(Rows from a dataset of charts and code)
★ ★ ★ ★ ★
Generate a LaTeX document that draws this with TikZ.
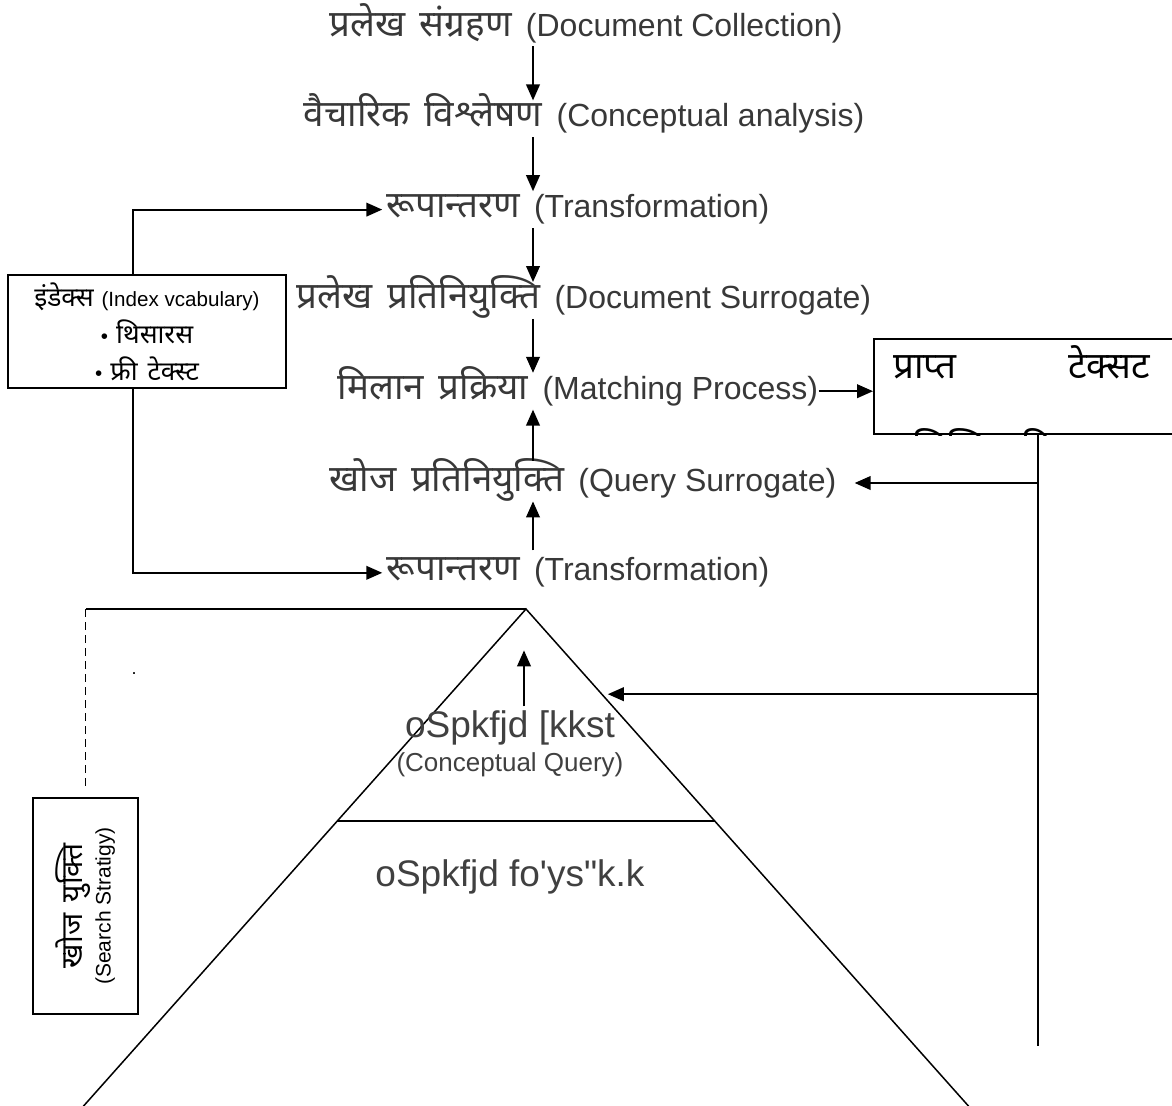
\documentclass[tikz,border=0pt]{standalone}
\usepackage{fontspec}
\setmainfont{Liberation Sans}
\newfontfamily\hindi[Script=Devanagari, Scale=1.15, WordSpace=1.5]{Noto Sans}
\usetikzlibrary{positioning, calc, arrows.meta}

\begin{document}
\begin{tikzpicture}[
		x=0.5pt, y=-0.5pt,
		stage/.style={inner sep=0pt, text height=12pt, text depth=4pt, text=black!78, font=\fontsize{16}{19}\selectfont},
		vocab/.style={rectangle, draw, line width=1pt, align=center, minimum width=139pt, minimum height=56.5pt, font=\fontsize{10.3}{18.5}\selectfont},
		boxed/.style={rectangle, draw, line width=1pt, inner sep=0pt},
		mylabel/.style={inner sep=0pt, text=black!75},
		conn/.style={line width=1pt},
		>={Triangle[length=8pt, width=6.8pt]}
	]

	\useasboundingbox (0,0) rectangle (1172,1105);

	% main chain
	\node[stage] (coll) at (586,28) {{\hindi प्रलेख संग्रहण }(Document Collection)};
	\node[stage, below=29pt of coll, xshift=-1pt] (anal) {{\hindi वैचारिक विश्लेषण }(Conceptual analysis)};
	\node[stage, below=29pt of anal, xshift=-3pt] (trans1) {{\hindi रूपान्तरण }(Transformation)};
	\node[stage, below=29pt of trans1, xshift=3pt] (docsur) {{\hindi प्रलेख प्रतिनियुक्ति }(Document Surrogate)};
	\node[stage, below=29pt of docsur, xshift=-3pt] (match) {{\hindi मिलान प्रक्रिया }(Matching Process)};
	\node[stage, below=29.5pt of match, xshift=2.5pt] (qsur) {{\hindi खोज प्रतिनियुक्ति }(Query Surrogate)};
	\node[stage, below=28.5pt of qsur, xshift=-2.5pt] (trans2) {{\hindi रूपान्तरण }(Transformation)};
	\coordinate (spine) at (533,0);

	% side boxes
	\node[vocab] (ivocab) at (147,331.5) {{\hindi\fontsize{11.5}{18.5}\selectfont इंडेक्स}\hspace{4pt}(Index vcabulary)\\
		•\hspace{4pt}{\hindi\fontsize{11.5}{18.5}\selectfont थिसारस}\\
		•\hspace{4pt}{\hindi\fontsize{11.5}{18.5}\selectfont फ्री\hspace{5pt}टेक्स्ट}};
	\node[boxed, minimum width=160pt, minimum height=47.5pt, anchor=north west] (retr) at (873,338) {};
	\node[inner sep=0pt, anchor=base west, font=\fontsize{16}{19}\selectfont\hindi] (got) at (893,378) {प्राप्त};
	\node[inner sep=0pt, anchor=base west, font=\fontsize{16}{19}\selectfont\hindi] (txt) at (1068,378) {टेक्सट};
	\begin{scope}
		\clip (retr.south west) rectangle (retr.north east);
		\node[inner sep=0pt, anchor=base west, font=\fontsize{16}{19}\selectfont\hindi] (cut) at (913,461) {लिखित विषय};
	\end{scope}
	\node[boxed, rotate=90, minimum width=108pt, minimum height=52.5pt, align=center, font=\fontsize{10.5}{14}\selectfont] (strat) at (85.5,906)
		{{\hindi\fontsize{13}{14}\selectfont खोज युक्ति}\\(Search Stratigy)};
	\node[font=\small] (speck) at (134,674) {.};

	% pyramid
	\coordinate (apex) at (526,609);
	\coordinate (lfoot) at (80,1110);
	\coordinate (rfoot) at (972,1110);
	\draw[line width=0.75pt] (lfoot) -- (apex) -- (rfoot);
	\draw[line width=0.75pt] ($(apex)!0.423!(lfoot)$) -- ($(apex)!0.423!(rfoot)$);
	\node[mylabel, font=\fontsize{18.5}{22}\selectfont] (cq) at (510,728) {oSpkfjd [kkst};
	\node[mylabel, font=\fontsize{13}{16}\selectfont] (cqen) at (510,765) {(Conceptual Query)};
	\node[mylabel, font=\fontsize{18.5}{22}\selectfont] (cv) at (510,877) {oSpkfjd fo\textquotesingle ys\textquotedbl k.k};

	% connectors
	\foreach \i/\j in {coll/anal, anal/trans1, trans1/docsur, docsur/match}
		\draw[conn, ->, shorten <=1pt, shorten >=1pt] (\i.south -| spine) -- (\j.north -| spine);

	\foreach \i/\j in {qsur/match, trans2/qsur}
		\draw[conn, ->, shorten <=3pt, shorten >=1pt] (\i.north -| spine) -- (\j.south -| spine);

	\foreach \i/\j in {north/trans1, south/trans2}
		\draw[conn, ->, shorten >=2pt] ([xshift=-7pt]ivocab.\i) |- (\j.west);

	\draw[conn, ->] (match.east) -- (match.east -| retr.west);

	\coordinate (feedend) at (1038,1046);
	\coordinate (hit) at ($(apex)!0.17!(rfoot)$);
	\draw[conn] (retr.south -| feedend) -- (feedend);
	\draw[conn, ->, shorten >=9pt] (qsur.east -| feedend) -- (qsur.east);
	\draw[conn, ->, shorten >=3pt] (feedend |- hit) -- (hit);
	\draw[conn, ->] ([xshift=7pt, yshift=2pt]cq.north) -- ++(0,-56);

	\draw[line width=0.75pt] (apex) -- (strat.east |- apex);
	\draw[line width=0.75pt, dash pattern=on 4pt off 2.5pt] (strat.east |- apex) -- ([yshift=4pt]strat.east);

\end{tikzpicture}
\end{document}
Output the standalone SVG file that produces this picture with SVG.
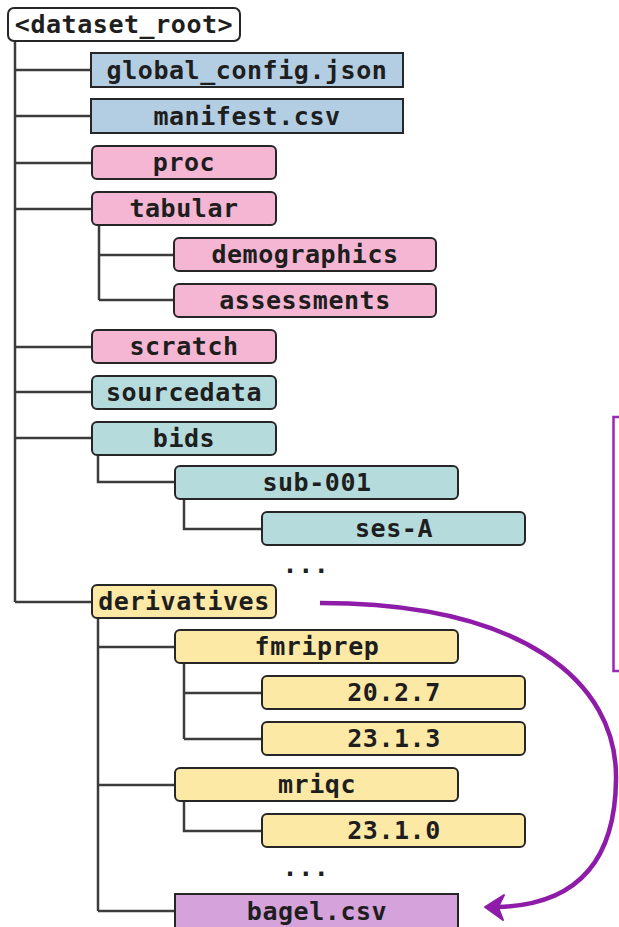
★ ★ ★ ★ ★
◆ REQUIRED TASK: Repeat each record exactly as shown above, dropping all images.

◆ RESPONSE TO THE EXERCISE:
Generate a LaTeX document that draws this with TikZ.
\documentclass[tikz,border=0pt]{standalone}
\usepackage{fontspec}
\setmainfont{Liberation Sans}
\newfontfamily\hindi[Script=Devanagari, Scale=1.15, WordSpace=1.5]{Noto Sans}
\usetikzlibrary{positioning, calc, arrows.meta}

\begin{document}
\begin{tikzpicture}[
		x=0.5pt, y=-0.5pt,
		stage/.style={inner sep=0pt, text height=12pt, text depth=4pt, text=black!78, font=\fontsize{16}{19}\selectfont},
		vocab/.style={rectangle, draw, line width=1pt, align=center, minimum width=139pt, minimum height=56.5pt, font=\fontsize{10.3}{18.5}\selectfont},
		boxed/.style={rectangle, draw, line width=1pt, inner sep=0pt},
		mylabel/.style={inner sep=0pt, text=black!75},
		conn/.style={line width=1pt},
		>={Triangle[length=8pt, width=6.8pt]}
	]

	\useasboundingbox (0,0) rectangle (1172,1105);

	% main chain
	\node[stage] (coll) at (586,28) {{\hindi प्रलेख संग्रहण }(Document Collection)};
	\node[stage, below=29pt of coll, xshift=-1pt] (anal) {{\hindi वैचारिक विश्लेषण }(Conceptual analysis)};
	\node[stage, below=29pt of anal, xshift=-3pt] (trans1) {{\hindi रूपान्तरण }(Transformation)};
	\node[stage, below=29pt of trans1, xshift=3pt] (docsur) {{\hindi प्रलेख प्रतिनियुक्ति }(Document Surrogate)};
	\node[stage, below=29pt of docsur, xshift=-3pt] (match) {{\hindi मिलान प्रक्रिया }(Matching Process)};
	\node[stage, below=29.5pt of match, xshift=2.5pt] (qsur) {{\hindi खोज प्रतिनियुक्ति }(Query Surrogate)};
	\node[stage, below=28.5pt of qsur, xshift=-2.5pt] (trans2) {{\hindi रूपान्तरण }(Transformation)};
	\coordinate (spine) at (533,0);

	% side boxes
	\node[vocab] (ivocab) at (147,331.5) {{\hindi\fontsize{11.5}{18.5}\selectfont इंडेक्स}\hspace{4pt}(Index vcabulary)\\
		•\hspace{4pt}{\hindi\fontsize{11.5}{18.5}\selectfont थिसारस}\\
		•\hspace{4pt}{\hindi\fontsize{11.5}{18.5}\selectfont फ्री\hspace{5pt}टेक्स्ट}};
	\node[boxed, minimum width=160pt, minimum height=47.5pt, anchor=north west] (retr) at (873,338) {};
	\node[inner sep=0pt, anchor=base west, font=\fontsize{16}{19}\selectfont\hindi] (got) at (893,378) {प्राप्त};
	\node[inner sep=0pt, anchor=base west, font=\fontsize{16}{19}\selectfont\hindi] (txt) at (1068,378) {टेक्सट};
	\begin{scope}
		\clip (retr.south west) rectangle (retr.north east);
		\node[inner sep=0pt, anchor=base west, font=\fontsize{16}{19}\selectfont\hindi] (cut) at (913,461) {लिखित विषय};
	\end{scope}
	\node[boxed, rotate=90, minimum width=108pt, minimum height=52.5pt, align=center, font=\fontsize{10.5}{14}\selectfont] (strat) at (85.5,906)
		{{\hindi\fontsize{13}{14}\selectfont खोज युक्ति}\\(Search Stratigy)};
	\node[font=\small] (speck) at (134,674) {.};

	% pyramid
	\coordinate (apex) at (526,609);
	\coordinate (lfoot) at (80,1110);
	\coordinate (rfoot) at (972,1110);
	\draw[line width=0.75pt] (lfoot) -- (apex) -- (rfoot);
	\draw[line width=0.75pt] ($(apex)!0.423!(lfoot)$) -- ($(apex)!0.423!(rfoot)$);
	\node[mylabel, font=\fontsize{18.5}{22}\selectfont] (cq) at (510,728) {oSpkfjd [kkst};
	\node[mylabel, font=\fontsize{13}{16}\selectfont] (cqen) at (510,765) {(Conceptual Query)};
	\node[mylabel, font=\fontsize{18.5}{22}\selectfont] (cv) at (510,877) {oSpkfjd fo\textquotesingle ys\textquotedbl k.k};

	% connectors
	\foreach \i/\j in {coll/anal, anal/trans1, trans1/docsur, docsur/match}
		\draw[conn, ->, shorten <=1pt, shorten >=1pt] (\i.south -| spine) -- (\j.north -| spine);

	\foreach \i/\j in {qsur/match, trans2/qsur}
		\draw[conn, ->, shorten <=3pt, shorten >=1pt] (\i.north -| spine) -- (\j.south -| spine);

	\foreach \i/\j in {north/trans1, south/trans2}
		\draw[conn, ->, shorten >=2pt] ([xshift=-7pt]ivocab.\i) |- (\j.west);

	\draw[conn, ->] (match.east) -- (match.east -| retr.west);

	\coordinate (feedend) at (1038,1046);
	\coordinate (hit) at ($(apex)!0.17!(rfoot)$);
	\draw[conn] (retr.south -| feedend) -- (feedend);
	\draw[conn, ->, shorten >=9pt] (qsur.east -| feedend) -- (qsur.east);
	\draw[conn, ->, shorten >=3pt] (feedend |- hit) -- (hit);
	\draw[conn, ->] ([xshift=7pt, yshift=2pt]cq.north) -- ++(0,-56);

	\draw[line width=0.75pt] (apex) -- (strat.east |- apex);
	\draw[line width=0.75pt, dash pattern=on 4pt off 2.5pt] (strat.east |- apex) -- ([yshift=4pt]strat.east);

\end{tikzpicture}
\end{document}
Output the standalone SVG file that produces this picture with SVG.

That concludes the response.